## BEGIN Data excerpt

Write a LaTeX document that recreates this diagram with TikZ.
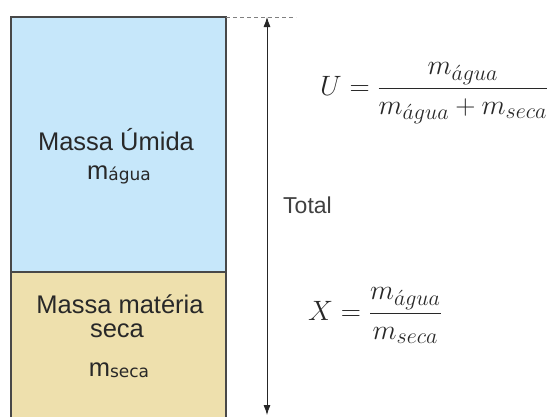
\RequirePackage{fix-cm}
\documentclass[tikz,border=0pt]{standalone}
\usepackage{amsmath}
\usepackage[no-math]{fontspec}
\setmainfont{Liberation Sans}
\newfontfamily\subfont{DejaVu Sans}
\usetikzlibrary{arrows.meta}

\definecolor{umidafill}{RGB}{198,231,250}
\definecolor{secafill}{RGB}{238,224,173}
\definecolor{borda}{RGB}{72,72,72}
\definecolor{texto}{RGB}{40,40,40}

\DeclareMathSizes{28}{28}{22}{16}
\newcommand{\msub}[1]{m{\subfont\fontsize{17}{17}\selectfont\raisebox{-1pt}{#1}}}

\begin{document}
\begin{tikzpicture}[x=1pt, y=-1pt,
	every node/.style={inner sep=0pt, text=texto},
	rotulo/.style={anchor=base, font=\fontsize{25.5}{28}\selectfont},
	formula/.style={anchor=base west, font=\fontsize{28}{32}\selectfont},
	camada/.style={draw=borda, line width=1.3pt}]
	\useasboundingbox (0,0) rectangle (553,416);
	% camadas da amostra
	\draw[camada, fill=umidafill] (11,17) rectangle (226,272);
	\draw[camada, fill=secafill] (11,272) rectangle (226,430);
	\node[rotulo] (umida) at (116,150) {Massa Úmida};
	\node[rotulo] (magua) at (119,179) {\msub{água}};
	\node[rotulo] (materia) at (120,313) {Massa matéria};
	\node[rotulo] (seca) at (117,337) {seca};
	\node[rotulo] (mseca) at (119,376) {\msub{seca}};
	% cota do total
	\coordinate (topo) at (267,17);
	\coordinate (base) at (267,415);
	\draw[gray, dashed, dash pattern=on 4pt off 3pt, line width=0.9pt] (226,17) -- (296,17);
	\draw[black!85, line width=0.8pt, {Latex[length=10pt,width=7pt]}-{Latex[length=10pt,width=7pt]}] (topo) -- (base);
	\node[anchor=base west, font=\fontsize{23}{26}\selectfont, text=black!75] (total) at (283,213) {Total};
	% formulas
	\node[formula] (eqU) at (320,95) {$\displaystyle U=\frac{m_{\acute{a}gua}}{m_{\acute{a}gua}+m_{seca}}$};
	\node[formula] (eqX) at (308,320) {$\displaystyle X=\frac{m_{\acute{a}gua}}{m_{seca}}$};
\end{tikzpicture}
\end{document}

## END Data excerpt

Leaving out the pictures, repeat the data above exactly.

Write a LaTeX document that recreates this diagram with TikZ.
\RequirePackage{fix-cm}
\documentclass[tikz,border=0pt]{standalone}
\usepackage{amsmath}
\usepackage[no-math]{fontspec}
\setmainfont{Liberation Sans}
\newfontfamily\subfont{DejaVu Sans}
\usetikzlibrary{arrows.meta}

\definecolor{umidafill}{RGB}{198,231,250}
\definecolor{secafill}{RGB}{238,224,173}
\definecolor{borda}{RGB}{72,72,72}
\definecolor{texto}{RGB}{40,40,40}

\DeclareMathSizes{28}{28}{22}{16}
\newcommand{\msub}[1]{m{\subfont\fontsize{17}{17}\selectfont\raisebox{-1pt}{#1}}}

\begin{document}
\begin{tikzpicture}[x=1pt, y=-1pt,
	every node/.style={inner sep=0pt, text=texto},
	rotulo/.style={anchor=base, font=\fontsize{25.5}{28}\selectfont},
	formula/.style={anchor=base west, font=\fontsize{28}{32}\selectfont},
	camada/.style={draw=borda, line width=1.3pt}]
	\useasboundingbox (0,0) rectangle (553,416);
	% camadas da amostra
	\draw[camada, fill=umidafill] (11,17) rectangle (226,272);
	\draw[camada, fill=secafill] (11,272) rectangle (226,430);
	\node[rotulo] (umida) at (116,150) {Massa Úmida};
	\node[rotulo] (magua) at (119,179) {\msub{água}};
	\node[rotulo] (materia) at (120,313) {Massa matéria};
	\node[rotulo] (seca) at (117,337) {seca};
	\node[rotulo] (mseca) at (119,376) {\msub{seca}};
	% cota do total
	\coordinate (topo) at (267,17);
	\coordinate (base) at (267,415);
	\draw[gray, dashed, dash pattern=on 4pt off 3pt, line width=0.9pt] (226,17) -- (296,17);
	\draw[black!85, line width=0.8pt, {Latex[length=10pt,width=7pt]}-{Latex[length=10pt,width=7pt]}] (topo) -- (base);
	\node[anchor=base west, font=\fontsize{23}{26}\selectfont, text=black!75] (total) at (283,213) {Total};
	% formulas
	\node[formula] (eqU) at (320,95) {$\displaystyle U=\frac{m_{\acute{a}gua}}{m_{\acute{a}gua}+m_{seca}}$};
	\node[formula] (eqX) at (308,320) {$\displaystyle X=\frac{m_{\acute{a}gua}}{m_{seca}}$};
\end{tikzpicture}
\end{document}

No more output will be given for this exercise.